I found it difficult to breathe and felt as if I was going to die within seconds. My mind unexpectedly flooded with thoughts. It became clear to me at the time that the world is selfish and nobody will stop for you in your time of need, and that the only reason they took hold of me was for their safety, not mine. I then had a huge sense of desperation as the wolf could destroy my soul, and that would be the end of my life. I was terrified; my whole body shook with fear. I was becoming short of breath and felt that the wolf was advancing on me. The darkness and fearful screams contributed to the savage atmosphere I could sense around myself. I was completely exposed to being destroyed. Due to my panic, I was not able to focus properly. Consequently, I dropped my soul (the balloon). Straight away I started to wave my arms frantically in the air, trying to find it. I was screaming “my soul, my soul” I was becoming hysterical. I was so caught up in the moment of panic that I did not realise that the balloon would have obviously fallen on the floor. My feet seemed fixed to the ground so I twisted my body around, feeling my the strain on my muscles. It felt as though the earth was swallowing me up. The hairs on my body stood on end. I had never imagined myself being so frightened in my entire life. I heard the burst of my balloon and gave my final scream. It was a long, high pitch shriek; I could feel the tension in my face. When the teacher untied the blindfold, it felt like a burden had lifted off my shoulders and my innermost fears had disappeared
As I watched the others continue with the game I was sympathetic towards them. I wanted to help people, especially those who were left on their own, as I could relate to the pain that they were feeling. It was interesting to see watch other people trying to help others by helping them join a group. I felt hurt that no one wanted to help me. Nevertheless, I was glad that some people were being cared for. On the other hand I questioned myself, are they only helping them in order to keep themselves safe and push them out to be killed when they are not needed any longer? This question was partially answered when I saw a boy aggressively kicking and punching anything that he sensed was near him. This gave the impression to me that some people were out to protect themselves and save their souls and not to help others. I thought this was a very selfish attitude to have, but realised that realistically that humans are animals and everyone wants to save themselves first, no matter how much we would like to be less self centred. The tone of the game was very painful and the atmosphere seemed depressing as I viewed the game. Watching people’s true animal instincts controlling their behaviour was very extraordinary indeed. This exercise had been a moment of realisation for me, as I had become more aware of the core characters of people. It gave me the impression that the world is a harsh place and the only person to rely upon is yourself, and not depend upon others, as they could leave you whenever they wished to, like in the game.

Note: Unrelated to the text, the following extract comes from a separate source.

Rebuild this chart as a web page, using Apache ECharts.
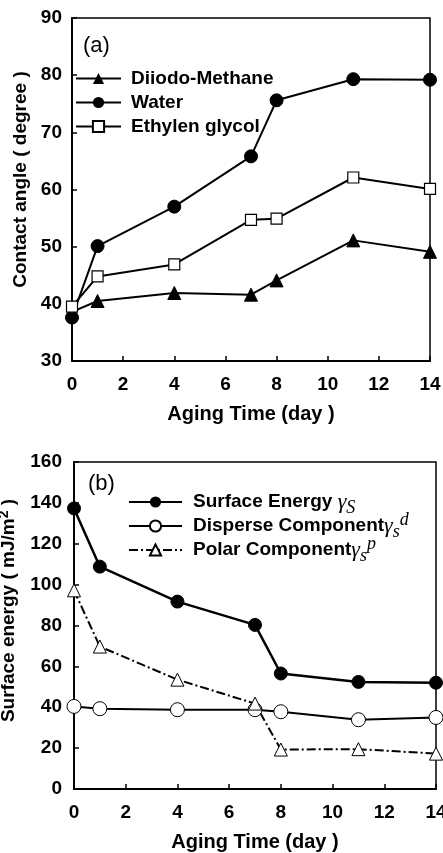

The purpose of the wolf game was to see how people reacted and felt when they are overpowered by immense fear. In the exercise, the wolf represented the Nazis and the Students represented the Jews. This exercise relates to the holocaust as both the Jewish people and blindfolded students felt this fear as well as feeling powerless. The Jews were defenceless against the Nazis as they had all the military authority. They were also kept ignorant, and did not know where they were going. This is similar to the blindfolded students, as they too did could not see where they were going either, and therefore there was a huge sense of desperation. They both were very wary of whom to trust. The Jewish people could not trust many people as they could very quickly go against them, and as a result they would die. The blindfolded people found it very difficult to trust people for the same reason.